Впоследствии, когда он писал свои Pensées, он убедился, что ему на поддержку «всех» рассчитывать не приходится. Что semper, ubique et ab omnibus не лучше, чем grâce suffisante, qui ne suffit pas. Он говорит: "nous sommes si présomptueux, que nous voudrions être connus de t oute la terre, et même des gens qui viendront quand nous ne serons plus; et nous sommes si vains que l'estime de cinq ou six personnes qui nous environnent, nous amuse et nous contente" (148).[125] И не думайте, что в данном случае это «nous» сказано только для приличия, что под «nous» Паскаль разумеет «их», т. е. других, а не себя. Нет, он именно разумеет себя. Ему самому, когда он писал "Lettres Provinciales," было достаточно одобрения пяти, шести близких к нему лиц, чтобы испытать такое чувство, как будто весь мир его одобряет, все люди, сейчас живущие и еще имеющие народиться. Если вы в этом сомневаетесь, прочтите другой отрывок, где мысль выражена с полной откровенностью, и догадки уже совсем не нужны: "La vanité est si ancrée dans le cœur de l'homme, qu'un soldat, un goujat, un cuisinier, un crocheteur se vante et veut avoir ses admirateurs; et les philosophes mêmes en veulent; et ceux qui écrivent contre veulent avoir gloire d'avoir bien écrit; et ceux qui le lisent veulent avoir gloire de l'avoir lu; et moi qui écris ceci, ai peut-être cette envie" (150)…[126] Тут уже все совершенно ясно и бесспорно: человек говорит, пишет и даже думает не затем, чтобы узнать и найти истину. До истины в этом нашем мире нет никому дела. Вместо истины нужны суждения, которые полезны или приходятся по вкусу возможно большему числу людей. Именно возможно большему числу людей, так что если нельзя говорить urbi et orbi, если нельзя, чтоб Рим и весь мир слушали и принимали тебя, то достаточно пяти или шести человек — Пор-Руаяля для Паскаля, глухой деревушки для Цезаря, — и иллюзия semper ubique et ab omnibus готова, и мы считаем себя обладателями «великой» истины.

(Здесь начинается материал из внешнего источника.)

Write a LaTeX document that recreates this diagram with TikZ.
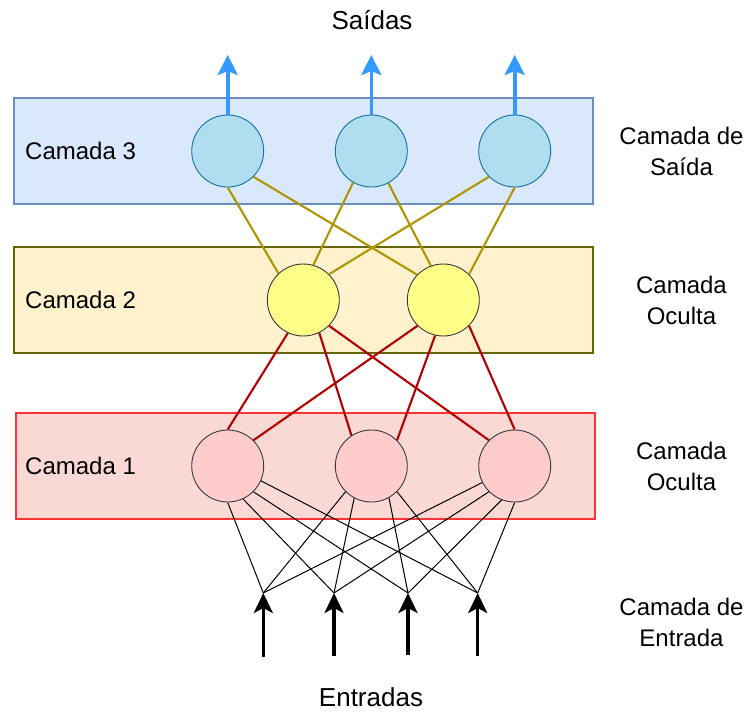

В «Provinciales» о «пропасти» нет ни одного слова. Здесь все усилия Паскаля направлены к тому, чтобы переманить разум и мораль на свою сторону и на сторону своих друзей из Пор-Руаяля. «Provinciales» стоят, в общем, вполне на уровне современного Паскалю знания, и историки оценивают эти письма как явление в высшей степени прогрессивное. В них, повторяю, нет и следа «пропасти» и еще меньше попытки поставить на место разума своеволие какого-то фантастического существа.
Оттого, собственно говоря, в «Provinciales» еще нет самого Паскаля и его главной «идеи». Полемизируя с иезуитами, он о себе ничего не рассказывает, он только обличает смешные или возмутительные положения своих противников или, лучше сказать, врагов Пор-Руаяля. Он зовет иезуитов на суд здравого смысла и морали, и, если они перед этим судом оправдаться не могут, значит — они виноваты и должны умолкнуть. О том, что можно на таком суде услышать обвинительный приговор и быть все же правым — Паскаль ничего не говорит. Молчит он тоже и о "спасении верой", о том своем загадочном понимании «благодати», при котором приходится отречься от всего, что люди считали и считают разумным и справедливым. Все это откладывается до будущего сочинения — до той "апологии христианства", которая, если бы ей суждено было быть доведенной до конца, оказалась бы еще менее соответствующей своей задаче, чем сохранившиеся Pensées. Когда Паскаль записывал свои Pensées, он забывал, что люди на земле думают, должны думать только для других. Но в апологии этого забывать нельзя. Смысл апологии в том, чтобы добиться «всеобщего» признания, если не действительного, то хотя бы воображаемого, если не "всего мира", то, как Паскаль нам сказал, хотя бы пяти, шести человек из ближайших друзей. На такое, хотя бы ограниченное, признание большая часть его Pensées не вправе была рассчитывать. Мы знаем, что даже Пор-Руаяль подверг "мысли Паскаля" строжайшей цензуре — не мог вынести его новых истин. И точно: ведь апологию может написать человек, у которого под ногами не пропасть, а твердая почва, который может оправдать Бога пред Римом и миром, а не такой, который и мир и Рим зовет на суд Бога.